The company was founded in Australia in 2013 by Matt Sweeny, Ahmed Haider and Tom Bass. The company relocated to the Reno, Nevada area in 2014 after partnering with the University of Nevada, Reno. Flirtey completed the first FAA-approved drone delivery in July 2015, when it delivered medical supplies to a health clinic in Wise, Virginia. In August 2015, Flirtey graduated from the Silicon Valley seed accelerator, Y Combinator. In March 2016, the company flew the first federally sanctioned drone delivery in an urban area without the assistance of a human operator when it carried emergency supplies to a house in Hawthorne, Nevada.

Researchers from Johns Hopkins School of Medicine collaborated with Flirtey to complete the first ship to shore drone delivery in the United States in June 2016. The FAA-approved flight consisted of two parts. First, the drone delivering medical samples flew from land to a barge floating in New Jersey's Delaware Bay. Then, the drone was loaded with medical supplies and delivered its cargo to the Cape May–Lewes Ferry terminal. In July 2016, Flirtey partnered with 7-Eleven to complete its first fully autonomous FAA-approved home delivery to a residence in Reno, Nevada. This was the first time a U.S. customer has been delivered a package by a drone. In January 2017, Flirtey raised $16 million in Series A funding led by Menlo Ventures.

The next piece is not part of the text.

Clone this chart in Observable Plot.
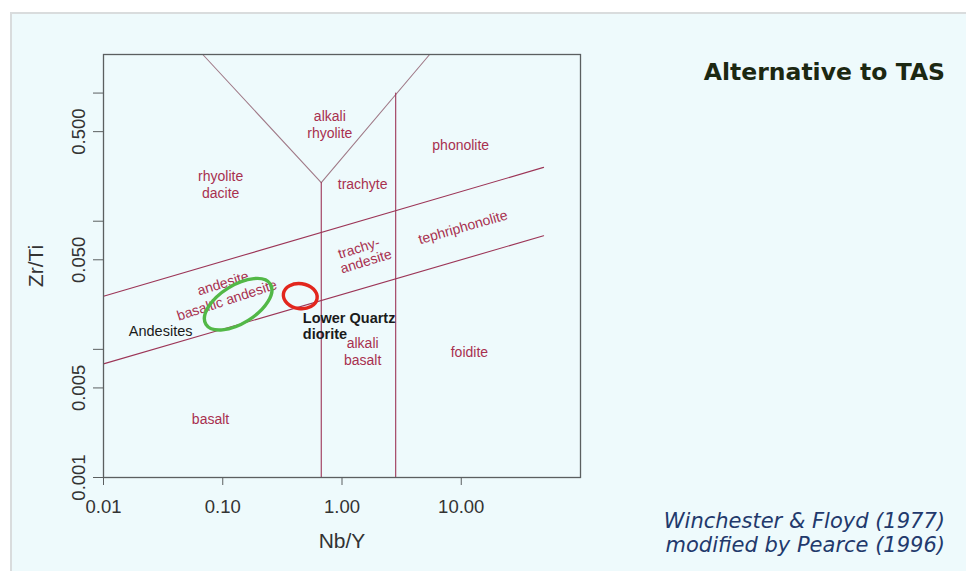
<!DOCTYPE html>
<html>
<head>
<meta charset="utf-8">
<script src="https://cdn.jsdelivr.net/npm/d3@7"></script>
<script src="https://cdn.jsdelivr.net/npm/@observablehq/plot@0.6"></script>
<style>
  html, body { margin: 0; padding: 0; background: #ffffff; }
  #slide { position: relative; width: 966px; height: 571px; overflow: hidden; background: #ffffff; }
  #panel { position: absolute; left: 10px; top: 12px; right: -4px; bottom: -4px;
           background: #eefafc; border-left: 2px solid #d9dcdd; border-top: 2px solid #d9dcdd; }
  #chart { position: absolute; left: 0; top: 0; }
  #title { position: absolute; right: 21px; top: 58px; line-height: 24px;
           font: bold 23.5px "DejaVu Sans", Verdana, sans-serif; color: #1c2812; white-space: nowrap; }
  #source { position: absolute; right: 21px; top: 509px; line-height: 26px; text-align: right;
            font: italic 21px "DejaVu Sans", Verdana, sans-serif; color: #22396c; white-space: nowrap; }
</style>
</head>
<body>
<div id="slide">
  <div id="panel"></div>
  <div id="chart"></div>
  <div id="title">Alternative to TAS</div>
  <div id="source">Winchester &amp; Floyd (1977)<br>modified by Pearce (1996)</div>
</div>
<script>
// Axis ticks (log scales)
const xTicks = [0.01, 0.1, 1, 10];
const yTicks = [0.001, 0.005, 0.01, 0.05, 0.1, 0.5, 1];
const yTickLabels = [0.001, 0.005, 0.05, 0.5];

// Field boundaries, as [Nb/Y, Zr/Ti] vertices
const vLeft = [[0.068, 2], [0.67, 0.2]];
const vRight = [[0.67, 0.2], [5.43, 2]];
const stem = [[0.67, 0.2], [0.67, 0.001]];
const phonoliteEdge = [[2.82, 1.0], [2.82, 0.001]];
const upperBoundary = [[0.01, 0.026], [49, 0.263]];
const lowerBoundary = [[0.01, 0.0077], [49, 0.077]];

// Rock-type field names
const fieldNames = ["alkali\nrhyolite", "rhyolite\ndacite", "trachyte", "phonolite", "trachy-", "andesite",
  "tephriphonolite", "andesite", "basaltic andesite", "alkali\nbasalt", "foidite", "basalt"];
const fieldNbY = [0.79, 0.096, 1.49, 9.9, 1.38, 1.58, 10.3, 0.1, 0.108, 1.49, 11.7, 0.079];
const fieldZrTi = [0.57, 0.194, 0.197, 0.397, 0.0624, 0.0493, 0.091, 0.0332, 0.0245, 0.0097, 0.0096, 0.0029];
const fieldAngle = [0, 0, 0, 0, -17, -17, -16, -17, -18, 0, 0, 0];

// Sample group annotations
const groupNames = ["Andesites", "Lower Quartz\ndiorite"];
const groupNbY = [0.0163, 0.469];
const groupZrTi = [0.0137, 0.0152];
const groupBold = [false, true];

// Highlighted sample clusters: centre [Nb/Y, Zr/Ti]
const andesiteCluster = [0.136, 0.0223];
const dioriteCluster = [0.451, 0.0258];

const fields = fieldNames.map((t, i) => ({t, x: fieldNbY[i], y: fieldZrTi[i], a: fieldAngle[i]}));
const groups = groupNames.map((t, i) => ({t, x: groupNbY[i], y: groupZrTi[i], bold: groupBold[i]}));

const lineColor = "#9c3557";
const vColor = "#a07a88";
const fieldColor = "#a8304f";

const boundary = (pts, stroke) => Plot.line(pts, {x: d => d[0], y: d => d[1], stroke, strokeWidth: 1.1});

const plot = Plot.plot({
  width: 966,
  height: 571,
  marginLeft: 103,
  marginRight: 386,
  marginTop: 54,
  marginBottom: 94,
  style: {background: "transparent", fontFamily: "'Liberation Sans', Arial, sans-serif", color: "#333", overflow: "visible"},
  x: {type: "log", domain: [0.01, 100]},
  y: {type: "log", domain: [0.001, 2]},
  marks: [
    boundary(vLeft, vColor),
    boundary(vRight, vColor),
    boundary(stem, lineColor),
    boundary(phonoliteEdge, lineColor),
    boundary(upperBoundary, lineColor),
    boundary(lowerBoundary, lineColor),
    Plot.frame({stroke: "#5b5f60", strokeWidth: 1.3}),
    Plot.axisX({ticks: xTicks, tickFormat: d => d.toFixed(2), tickSize: 8, tickPadding: 14,
      fontSize: 18.5, label: null, stroke: "#5b5f60", fill: "#333"}),
    Plot.axisY({ticks: yTicks, tickFormat: () => "", tickSize: 10, label: null, stroke: "#5b5f60"}),
    Plot.text(yTickLabels, {y: d => d, frameAnchor: "left", dx: -19, rotate: -90, text: d => d.toFixed(3),
      textAnchor: "middle", lineAnchor: "bottom", fontSize: 18.5, fill: "#333"}),
    Plot.text(["Nb/Y"], {frameAnchor: "bottom", dy: 64, text: d => d, lineAnchor: "middle", fontSize: 21, fill: "#333"}),
    Plot.text(["Zr/Ti"], {frameAnchor: "left", dx: -67, rotate: -90, text: d => d, textAnchor: "middle",
      lineAnchor: "middle", fontSize: 21, fill: "#333"}),
    Plot.text(fields, {x: "x", y: "y", text: "t", rotate: "a", fontSize: 14, lineHeight: 1.2, fill: fieldColor}),
    Plot.text(groups.filter(d => !d.bold), {x: "x", y: "y", text: "t", textAnchor: "start", fontSize: 14.5, fill: "#1a1a1a"}),
    Plot.text(groups.filter(d => d.bold), {x: "x", y: "y", text: "t", textAnchor: "start", fontSize: 14.5,
      fontWeight: "bold", lineHeight: 1.05, fill: "#1a1a1a"})
  ]
});

// Outline the two sample clusters at their data positions
const sx = plot.scale("x"), sy = plot.scale("y");
const svg = d3.select(plot);
const ring = (c, rx, ry, angle, stroke) => {
  const cx = sx.apply(c[0]), cy = sy.apply(c[1]);
  svg.append("ellipse")
    .attr("cx", cx).attr("cy", cy).attr("rx", rx).attr("ry", ry)
    .attr("transform", `rotate(${angle} ${cx} ${cy})`)
    .attr("fill", "none").attr("stroke", stroke).attr("stroke-width", 3.4);
};
ring(andesiteCluster, 38, 19, -32, "#52b847");
ring(dioriteCluster, 17, 12.5, 8, "#e2261d");

document.getElementById("chart").appendChild(plot);
</script>
</body>
</html>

In May 2018, the FAA announced 10 drone programs, including Flirtey, for its Integration Pilot Program that expands permissions to included programs that would typically need specific FAA permits due to airspace regulations. Five of the 10 selected projects involve package delivery. Flirtey is working with four of the winning applicants selected by the program and will use drones as a first response to 911 calls in Reno, Nevada by delivering defibrillators in heart attack cases before an ambulance arrives to allow bystanders to deliver first aid. Flirtey was also included on CNBC's Disrupter 50 list in 2018.

In October 2021, the company announced a partnership with Mesa Air Group involving an order of four drones with an option for 50 more. Mesa plans to use Flirtey Eagle drones to begin conducting food and beverage deliveries.

On 26 February 2024, Sweeney announced on LinkedIn that the company was shutting down.